There were artillery strikes on Mariupol and the Azovstal steel plant after a window where some civilians were able to leave, National Guard brigade commander Denys Shleha said in televised comments. He added there are still around 200 civilians at Azovstal and 500 wounded soldiers, with more evacuations planned Monday.
Ukraine used drones to destroy two Russian speedboats near Snake Island, army Commander-in-Chief Valeriy Zaluzhnyi said in a Facebook post. On Sunday the military had said Russian forces were using the speedboats to evacuate troops.
Finland Terminates Rosatom Contract (9:41 a.m.)
Fennovoima Oy terminated a contract with Rosatom Corp. for the delivery of the Hanhikivi-1 nuclear power plant, citing significant delays and the company’s inability to mitigate risks stemming from Russia’s war in Ukraine.
EU Energy Ministers to Discuss Russian Gas (8:11 a.m.)
European Union energy ministers meet on Monday to discuss that bloc’s gas situation, in particular Moscow’s decision to cut supplies to Poland and Bulgaria. Russia’s foreign minister, Sergei Lavrov, reaffirmed that foreign payments for gas will be considered complete only after they are converted into rubles, making it difficult for Europeans to purchase supplies without violating sanctions.
“Gas supplies are considered paid not when euros or dollars arrive but when they are converted into rubles, which can’t be stolen,” Lavrov said in an interview with Italian TV channel Rete 4 over the weekend, his first with Western media since the Russian invasion of Ukraine.
Germany to Woo India With G-7 Invite in Push to Isolate Russia (7:21 a.m.)
Chancellor Olaf Scholz plans to invite Indian Prime Minister Narendra Modi as special guest to a Group of Seven leaders’ summit next month, according to people familiar with the discussions. The decision could be announced as early as Monday, when Scholz hosts Modi in Berlin.

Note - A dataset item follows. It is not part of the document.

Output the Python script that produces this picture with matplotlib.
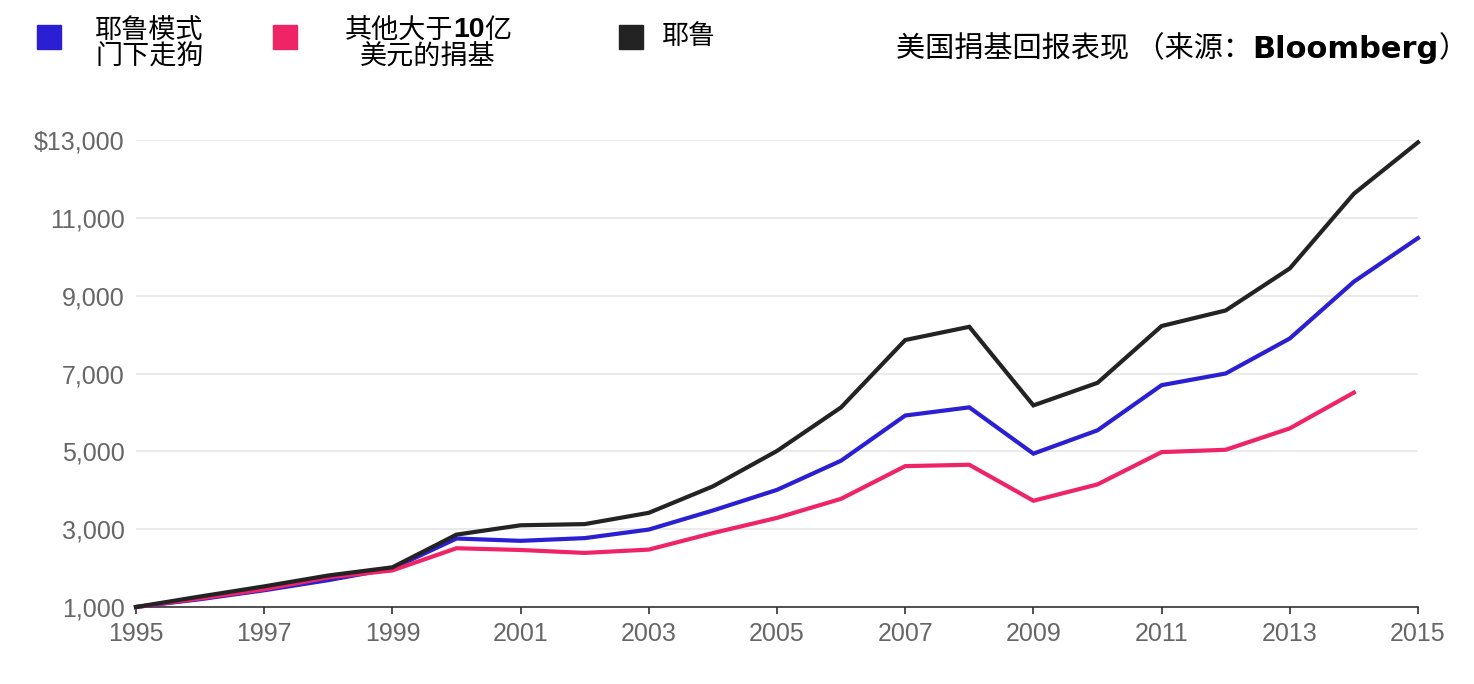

Scholz was undecided on Modi’s invitation until a few weeks ago given the prime minister’s reluctance to condemn Russia’s invasion of Ukraine and a jump in fossil fuel deliveries to India from Russia.
Jill Biden to Meet Displaced Ukrainians (5:58 a.m.)
First lady Jill Biden will travel to Romania and Slovakia from May 5-9, the White House said in a statement. During her visit she will meet Ukrainian mothers and children forced to flee because of the war, it said.
South Korea Diplomats Return to Kyiv (2:39 a.m.)
South Korea plans to resume operations at its embassy in Kyiv from Monday. Embassy staff had been evacuated to the Ukrainian city of Chernivtsi as well as Romania, the foreign ministry said.
Baerbock Says Sanctions Lifted After Russian Withdrawal (1:10 a.m.)
German Foreign Minister Annalena Baerbock made clear that sanctions against Russia would only be lifted after a complete withdrawal of its troops from Ukrainian territory. She included Crimea in that, which Russia annexed in 2014 and would be unlikely to cede again.
“It is important that we can withstand every sanction that we introduce, if necessary, for years,” Baerbock told public broadcaster ARD. “We will only lift these sanctions once the Russian troops have left.”
Hungary Would Veto EU Sanctions on Russian Energy (11:55 p.m.)
Hungary would veto any European proposal that leads to the restriction of energy imports from Russia, according to a senior minister in Prime Minister Viktor Orban’s government.
“We’ve made it clear that we’ll never support” extending European Union sanctions against Russia to the field of energy, Cabinet Minister Gergely Gulyas told HirTV on Sunday.